_AIM OF THE TASK:_ Copy out the complete listing, word for word.

_DATA SECTION:_
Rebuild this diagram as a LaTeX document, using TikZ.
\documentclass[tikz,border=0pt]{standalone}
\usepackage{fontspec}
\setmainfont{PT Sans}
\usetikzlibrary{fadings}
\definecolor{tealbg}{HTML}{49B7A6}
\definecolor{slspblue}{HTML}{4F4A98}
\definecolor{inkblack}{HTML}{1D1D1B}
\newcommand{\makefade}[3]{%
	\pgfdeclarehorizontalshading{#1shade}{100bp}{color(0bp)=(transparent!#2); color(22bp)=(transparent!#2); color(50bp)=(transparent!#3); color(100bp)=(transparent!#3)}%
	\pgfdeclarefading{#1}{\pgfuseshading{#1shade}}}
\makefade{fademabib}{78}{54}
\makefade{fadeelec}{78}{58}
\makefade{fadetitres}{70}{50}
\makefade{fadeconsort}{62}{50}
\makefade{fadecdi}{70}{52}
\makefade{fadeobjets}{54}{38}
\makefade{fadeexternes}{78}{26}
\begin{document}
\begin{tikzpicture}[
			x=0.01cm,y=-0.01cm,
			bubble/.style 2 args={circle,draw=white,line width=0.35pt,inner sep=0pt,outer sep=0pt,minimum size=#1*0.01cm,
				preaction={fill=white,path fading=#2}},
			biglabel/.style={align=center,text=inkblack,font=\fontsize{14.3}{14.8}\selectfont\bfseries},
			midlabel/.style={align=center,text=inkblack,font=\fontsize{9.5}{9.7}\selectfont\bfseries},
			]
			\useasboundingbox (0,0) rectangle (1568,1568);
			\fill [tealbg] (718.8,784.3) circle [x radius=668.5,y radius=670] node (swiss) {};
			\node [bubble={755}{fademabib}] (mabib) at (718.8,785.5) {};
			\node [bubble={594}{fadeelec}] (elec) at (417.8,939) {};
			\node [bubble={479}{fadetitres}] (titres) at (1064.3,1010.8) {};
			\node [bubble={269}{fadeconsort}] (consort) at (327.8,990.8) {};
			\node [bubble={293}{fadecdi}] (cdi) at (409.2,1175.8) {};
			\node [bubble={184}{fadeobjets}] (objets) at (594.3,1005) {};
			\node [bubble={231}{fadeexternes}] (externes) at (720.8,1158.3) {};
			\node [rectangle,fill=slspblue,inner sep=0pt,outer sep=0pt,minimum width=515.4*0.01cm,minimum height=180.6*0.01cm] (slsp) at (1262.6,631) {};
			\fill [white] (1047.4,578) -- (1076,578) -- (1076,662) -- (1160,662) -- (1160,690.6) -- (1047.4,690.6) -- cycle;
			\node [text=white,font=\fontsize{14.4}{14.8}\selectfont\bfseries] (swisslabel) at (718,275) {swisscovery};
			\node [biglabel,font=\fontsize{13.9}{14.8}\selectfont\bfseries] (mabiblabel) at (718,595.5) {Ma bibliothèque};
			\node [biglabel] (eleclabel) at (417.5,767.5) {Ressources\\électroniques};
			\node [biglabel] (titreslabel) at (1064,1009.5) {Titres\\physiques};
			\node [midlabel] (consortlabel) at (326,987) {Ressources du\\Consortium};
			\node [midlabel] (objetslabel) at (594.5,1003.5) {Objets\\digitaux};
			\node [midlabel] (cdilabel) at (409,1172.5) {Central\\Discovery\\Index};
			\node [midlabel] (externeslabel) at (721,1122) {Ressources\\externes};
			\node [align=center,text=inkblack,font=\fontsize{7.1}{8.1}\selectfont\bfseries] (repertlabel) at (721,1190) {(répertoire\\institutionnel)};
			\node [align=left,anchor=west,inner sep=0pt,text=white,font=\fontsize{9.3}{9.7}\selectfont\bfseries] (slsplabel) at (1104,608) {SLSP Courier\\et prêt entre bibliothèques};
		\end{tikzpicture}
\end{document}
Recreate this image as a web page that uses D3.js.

_SOLUTION FOR THIS PROBLEM:_
Rebuild this diagram as a LaTeX document, using TikZ.
\documentclass[tikz,border=0pt]{standalone}
\usepackage{fontspec}
\setmainfont{PT Sans}
\usetikzlibrary{fadings}
\definecolor{tealbg}{HTML}{49B7A6}
\definecolor{slspblue}{HTML}{4F4A98}
\definecolor{inkblack}{HTML}{1D1D1B}
\newcommand{\makefade}[3]{%
	\pgfdeclarehorizontalshading{#1shade}{100bp}{color(0bp)=(transparent!#2); color(22bp)=(transparent!#2); color(50bp)=(transparent!#3); color(100bp)=(transparent!#3)}%
	\pgfdeclarefading{#1}{\pgfuseshading{#1shade}}}
\makefade{fademabib}{78}{54}
\makefade{fadeelec}{78}{58}
\makefade{fadetitres}{70}{50}
\makefade{fadeconsort}{62}{50}
\makefade{fadecdi}{70}{52}
\makefade{fadeobjets}{54}{38}
\makefade{fadeexternes}{78}{26}
\begin{document}
\begin{tikzpicture}[
			x=0.01cm,y=-0.01cm,
			bubble/.style 2 args={circle,draw=white,line width=0.35pt,inner sep=0pt,outer sep=0pt,minimum size=#1*0.01cm,
				preaction={fill=white,path fading=#2}},
			biglabel/.style={align=center,text=inkblack,font=\fontsize{14.3}{14.8}\selectfont\bfseries},
			midlabel/.style={align=center,text=inkblack,font=\fontsize{9.5}{9.7}\selectfont\bfseries},
			]
			\useasboundingbox (0,0) rectangle (1568,1568);
			\fill [tealbg] (718.8,784.3) circle [x radius=668.5,y radius=670] node (swiss) {};
			\node [bubble={755}{fademabib}] (mabib) at (718.8,785.5) {};
			\node [bubble={594}{fadeelec}] (elec) at (417.8,939) {};
			\node [bubble={479}{fadetitres}] (titres) at (1064.3,1010.8) {};
			\node [bubble={269}{fadeconsort}] (consort) at (327.8,990.8) {};
			\node [bubble={293}{fadecdi}] (cdi) at (409.2,1175.8) {};
			\node [bubble={184}{fadeobjets}] (objets) at (594.3,1005) {};
			\node [bubble={231}{fadeexternes}] (externes) at (720.8,1158.3) {};
			\node [rectangle,fill=slspblue,inner sep=0pt,outer sep=0pt,minimum width=515.4*0.01cm,minimum height=180.6*0.01cm] (slsp) at (1262.6,631) {};
			\fill [white] (1047.4,578) -- (1076,578) -- (1076,662) -- (1160,662) -- (1160,690.6) -- (1047.4,690.6) -- cycle;
			\node [text=white,font=\fontsize{14.4}{14.8}\selectfont\bfseries] (swisslabel) at (718,275) {swisscovery};
			\node [biglabel,font=\fontsize{13.9}{14.8}\selectfont\bfseries] (mabiblabel) at (718,595.5) {Ma bibliothèque};
			\node [biglabel] (eleclabel) at (417.5,767.5) {Ressources\\électroniques};
			\node [biglabel] (titreslabel) at (1064,1009.5) {Titres\\physiques};
			\node [midlabel] (consortlabel) at (326,987) {Ressources du\\Consortium};
			\node [midlabel] (objetslabel) at (594.5,1003.5) {Objets\\digitaux};
			\node [midlabel] (cdilabel) at (409,1172.5) {Central\\Discovery\\Index};
			\node [midlabel] (externeslabel) at (721,1122) {Ressources\\externes};
			\node [align=center,text=inkblack,font=\fontsize{7.1}{8.1}\selectfont\bfseries] (repertlabel) at (721,1190) {(répertoire\\institutionnel)};
			\node [align=left,anchor=west,inner sep=0pt,text=white,font=\fontsize{9.3}{9.7}\selectfont\bfseries] (slsplabel) at (1104,608) {SLSP Courier\\et prêt entre bibliothèques};
		\end{tikzpicture}
\end{document}
Recreate this image as a web page that uses D3.js.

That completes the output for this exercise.